Former Russian officer accused of being MI5 spy
Nick Paton Walsh in Moscow
Friday January 16, 2004
The Guardian
A former officer in the Russian security services, the FSB, who recently
investigated the bombing of several apartment buildings across Russia in 1999
for an independent commission of MPs, has been accused of being recruited to
spy for the British security service, MI5.
Mikhail Trepashkin
was arrested in October and began
trial last month in a sealed courtroom for disclosing
state secrets and possession of an illegal handgun and ammunition.

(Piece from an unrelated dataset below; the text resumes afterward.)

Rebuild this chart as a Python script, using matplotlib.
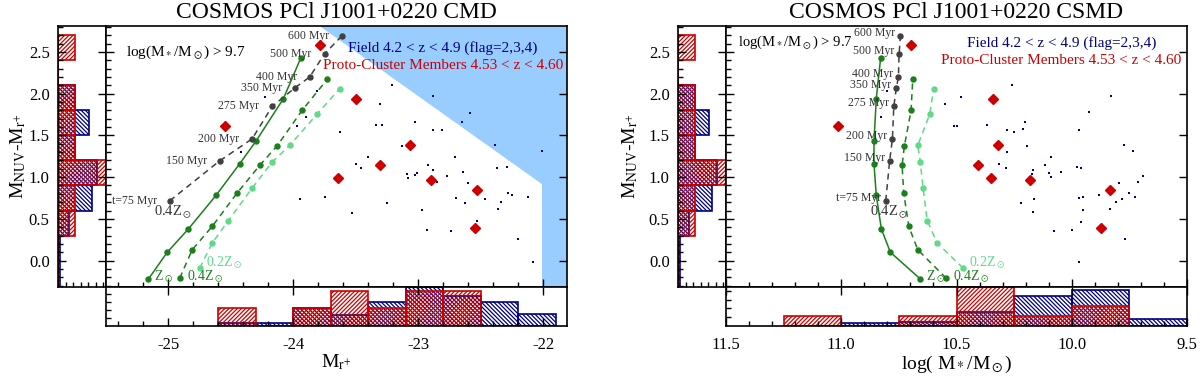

His indictment has not been
made public because of the strict secrecy in which Russia holds
espionage trials.
Yet according
to detailed notes taken by
Mr Trepashkin of his indictment, seen by the Guardian,
he is accused by the FSB of planning
to use his privileged access to its archives
as a former officer to gather compromising
material about the apartment bombings.
He denies the accusation.
His wife
and friends say he is being prosecuted
for exposing evidence of the FSB's involvement in the blasts, which
killed 246 and were blamed on Chechen rebels, sparking the second
war in the strife-torn republic.
A Moscow
court on Monday jailed two men for life for the
blasts, in what many saw as an attempt to close
the lid on one of the more
perplexing and dark episodes of Russia's recent history. Vladimir Putin's tough response
to this domestic
"terrorism" won him his first mandate
in the presidential election of 2000.
Mr Putin's opponents claim that the FSB planned
the apartment blasts to get
"their man" into power, a theory
the Kremlin vigorously denies. Relatives of the blast victims
have written an open letter saying
that there remain many unanswered
questions about the bombings, and
demanding to know why Mr
Trepashkin was arrested. Mr Trepashkin,
who was sacked
from the FSB more than six
years ago, had claimed to have
fresh evidence about the security
service's involvement in the blasts.
According to his notes of his indictment, the FSB allege he would then
pass this information to another former FSB officer, Alexander Litvinenko, and the Russian tycoon
and former Kremlin kingmaker Boris Berezovsky. Both men have political asylum in London and would then
pass the information to MI5, the notes say. The FSB conclude that the plan was
for a "project of misinformation" implicating
it in the blast.
Mr Trepashkin
was arrested three months after
being summoned by military prosecutors
for questioning about his links with Mr Litvinenko,
an ally of Mr Berezovsky who has testified of his personal knowledge about the FSB's alleged
involvement in the explosions.
Mr Trepashkin's
home was searched last January
by FSB officers. They claimed to
have found numerous confidential papers, up to
15 years old, that he had stored
during his time working at the FSB. He was
later arrested for illegal possession of a firearm.
His wife,
Tatyana, said at the time that the
gun had been planted. She said
yesterday: "My husband had a mania to keep all his documents
from the time he worked at the
FSB at home. I thought they were garbage,
but [the FSB] found them, and latched
on to them."
Mr Litvinenko
has previously denied any wrongdoing. Mr Berezovsky was
granted asylum in Britain after Scotland
Yard was alerted to a possible
attempt to assassinate him in the court that
was hearing a warrant from Russia
to extradite him.
Andrew Stephenson,
a solicitor for Mr Berezovsky, said: "If the Russians thought
they had evidence of secret confidential information being supplied to Mr
Berezovsky, I would have expected that
to have been
raised during the extradition hearing. It was
not."
The details
of the 1999 apartment bombings have become
part of an ongoing feud between Mr
Putin and Mr Berezovsky, who has relentlessly publicised accusations of FSB involvement.